_Instruction:_ Reproduce exactly the lines from the line with "Write the Plotly code for this chart." through the line with "fig = go.Figure()", both included, and no other lines.

_Recorded data:_
* * * * *
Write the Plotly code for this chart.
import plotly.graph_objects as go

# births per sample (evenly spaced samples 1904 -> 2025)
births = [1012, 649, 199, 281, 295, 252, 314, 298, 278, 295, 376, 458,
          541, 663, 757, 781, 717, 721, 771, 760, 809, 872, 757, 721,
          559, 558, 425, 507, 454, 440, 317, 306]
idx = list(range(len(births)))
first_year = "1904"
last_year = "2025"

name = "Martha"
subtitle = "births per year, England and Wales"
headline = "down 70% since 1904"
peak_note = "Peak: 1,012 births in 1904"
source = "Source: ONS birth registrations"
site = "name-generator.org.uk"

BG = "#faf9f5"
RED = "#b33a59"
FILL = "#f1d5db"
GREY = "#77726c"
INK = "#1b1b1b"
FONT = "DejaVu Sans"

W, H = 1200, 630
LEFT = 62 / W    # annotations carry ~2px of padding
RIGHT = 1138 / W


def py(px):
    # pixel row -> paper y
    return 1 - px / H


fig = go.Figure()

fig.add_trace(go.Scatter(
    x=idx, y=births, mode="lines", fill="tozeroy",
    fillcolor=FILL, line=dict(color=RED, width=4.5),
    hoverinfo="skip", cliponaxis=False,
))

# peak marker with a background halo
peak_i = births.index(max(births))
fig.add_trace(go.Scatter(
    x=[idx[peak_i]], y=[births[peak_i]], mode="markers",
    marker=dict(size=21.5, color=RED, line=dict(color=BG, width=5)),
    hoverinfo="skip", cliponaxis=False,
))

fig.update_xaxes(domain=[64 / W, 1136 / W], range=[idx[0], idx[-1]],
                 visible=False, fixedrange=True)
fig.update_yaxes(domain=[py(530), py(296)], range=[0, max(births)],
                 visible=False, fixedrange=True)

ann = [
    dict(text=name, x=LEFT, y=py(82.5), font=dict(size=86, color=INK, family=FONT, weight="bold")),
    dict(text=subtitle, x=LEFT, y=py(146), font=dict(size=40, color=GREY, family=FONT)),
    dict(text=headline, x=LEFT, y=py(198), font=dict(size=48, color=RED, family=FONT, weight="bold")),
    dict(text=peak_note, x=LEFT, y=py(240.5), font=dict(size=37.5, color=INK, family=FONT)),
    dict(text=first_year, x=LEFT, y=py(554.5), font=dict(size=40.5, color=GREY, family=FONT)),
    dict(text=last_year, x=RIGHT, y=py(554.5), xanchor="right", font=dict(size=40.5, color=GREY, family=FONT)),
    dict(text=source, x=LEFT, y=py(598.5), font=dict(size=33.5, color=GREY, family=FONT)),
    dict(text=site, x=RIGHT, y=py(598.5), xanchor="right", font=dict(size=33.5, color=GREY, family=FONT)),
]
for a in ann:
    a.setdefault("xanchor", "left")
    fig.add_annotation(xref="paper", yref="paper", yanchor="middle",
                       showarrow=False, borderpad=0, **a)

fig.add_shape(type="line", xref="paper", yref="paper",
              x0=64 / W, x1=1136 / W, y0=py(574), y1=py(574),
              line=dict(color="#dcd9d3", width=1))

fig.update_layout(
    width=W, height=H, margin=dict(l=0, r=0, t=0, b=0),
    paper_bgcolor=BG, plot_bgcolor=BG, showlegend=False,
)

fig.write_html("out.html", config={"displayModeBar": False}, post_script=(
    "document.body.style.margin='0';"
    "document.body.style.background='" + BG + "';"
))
* * * * *
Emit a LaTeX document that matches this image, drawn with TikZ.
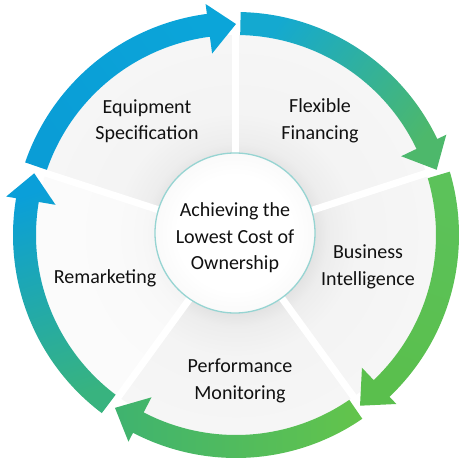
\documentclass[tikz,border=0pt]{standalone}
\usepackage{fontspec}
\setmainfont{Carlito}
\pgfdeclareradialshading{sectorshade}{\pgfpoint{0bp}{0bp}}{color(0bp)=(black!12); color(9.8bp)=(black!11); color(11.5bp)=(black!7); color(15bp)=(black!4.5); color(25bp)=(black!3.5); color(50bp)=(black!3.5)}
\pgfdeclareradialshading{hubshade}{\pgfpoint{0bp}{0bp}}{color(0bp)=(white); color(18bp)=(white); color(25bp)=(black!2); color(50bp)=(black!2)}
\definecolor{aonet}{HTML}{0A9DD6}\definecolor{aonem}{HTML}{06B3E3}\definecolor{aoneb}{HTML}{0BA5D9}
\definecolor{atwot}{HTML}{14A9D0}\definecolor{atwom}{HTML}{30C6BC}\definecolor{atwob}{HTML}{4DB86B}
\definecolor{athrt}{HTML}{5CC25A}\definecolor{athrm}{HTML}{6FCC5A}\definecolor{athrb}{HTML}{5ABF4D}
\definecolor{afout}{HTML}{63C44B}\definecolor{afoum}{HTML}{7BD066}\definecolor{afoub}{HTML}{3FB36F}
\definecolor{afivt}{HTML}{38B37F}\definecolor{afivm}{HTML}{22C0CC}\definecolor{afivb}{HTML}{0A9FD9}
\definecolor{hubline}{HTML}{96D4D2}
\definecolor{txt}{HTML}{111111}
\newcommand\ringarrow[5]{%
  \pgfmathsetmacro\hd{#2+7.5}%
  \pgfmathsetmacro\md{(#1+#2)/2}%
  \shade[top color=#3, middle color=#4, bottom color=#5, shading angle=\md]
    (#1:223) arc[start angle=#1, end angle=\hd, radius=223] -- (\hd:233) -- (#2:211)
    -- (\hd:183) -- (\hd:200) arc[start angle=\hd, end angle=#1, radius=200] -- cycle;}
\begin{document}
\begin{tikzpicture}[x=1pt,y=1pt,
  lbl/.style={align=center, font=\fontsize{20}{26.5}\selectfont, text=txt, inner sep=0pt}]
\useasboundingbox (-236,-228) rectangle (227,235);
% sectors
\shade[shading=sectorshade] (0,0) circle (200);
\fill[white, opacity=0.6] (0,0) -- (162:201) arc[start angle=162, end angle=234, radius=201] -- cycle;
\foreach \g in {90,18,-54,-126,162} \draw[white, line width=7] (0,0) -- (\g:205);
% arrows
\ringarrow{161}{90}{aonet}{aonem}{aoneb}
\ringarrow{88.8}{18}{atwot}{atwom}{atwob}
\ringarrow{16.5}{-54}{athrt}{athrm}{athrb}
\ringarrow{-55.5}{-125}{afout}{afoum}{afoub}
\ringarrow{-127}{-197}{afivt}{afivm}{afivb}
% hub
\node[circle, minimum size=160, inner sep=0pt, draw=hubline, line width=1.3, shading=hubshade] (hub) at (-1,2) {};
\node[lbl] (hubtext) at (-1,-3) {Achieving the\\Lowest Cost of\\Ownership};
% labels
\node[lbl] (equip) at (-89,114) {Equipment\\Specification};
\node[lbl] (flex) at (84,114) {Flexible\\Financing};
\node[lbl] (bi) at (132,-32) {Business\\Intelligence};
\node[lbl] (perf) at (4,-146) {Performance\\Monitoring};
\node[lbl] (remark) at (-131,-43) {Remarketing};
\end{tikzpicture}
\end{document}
* * * * *
_Solution:_
Write the Plotly code for this chart.
import plotly.graph_objects as go

# births per sample (evenly spaced samples 1904 -> 2025)
births = [1012, 649, 199, 281, 295, 252, 314, 298, 278, 295, 376, 458,
          541, 663, 757, 781, 717, 721, 771, 760, 809, 872, 757, 721,
          559, 558, 425, 507, 454, 440, 317, 306]
idx = list(range(len(births)))
first_year = "1904"
last_year = "2025"

name = "Martha"
subtitle = "births per year, England and Wales"
headline = "down 70% since 1904"
peak_note = "Peak: 1,012 births in 1904"
source = "Source: ONS birth registrations"
site = "name-generator.org.uk"

BG = "#faf9f5"
RED = "#b33a59"
FILL = "#f1d5db"
GREY = "#77726c"
INK = "#1b1b1b"
FONT = "DejaVu Sans"

W, H = 1200, 630
LEFT = 62 / W    # annotations carry ~2px of padding
RIGHT = 1138 / W


def py(px):
    # pixel row -> paper y
    return 1 - px / H


fig = go.Figure()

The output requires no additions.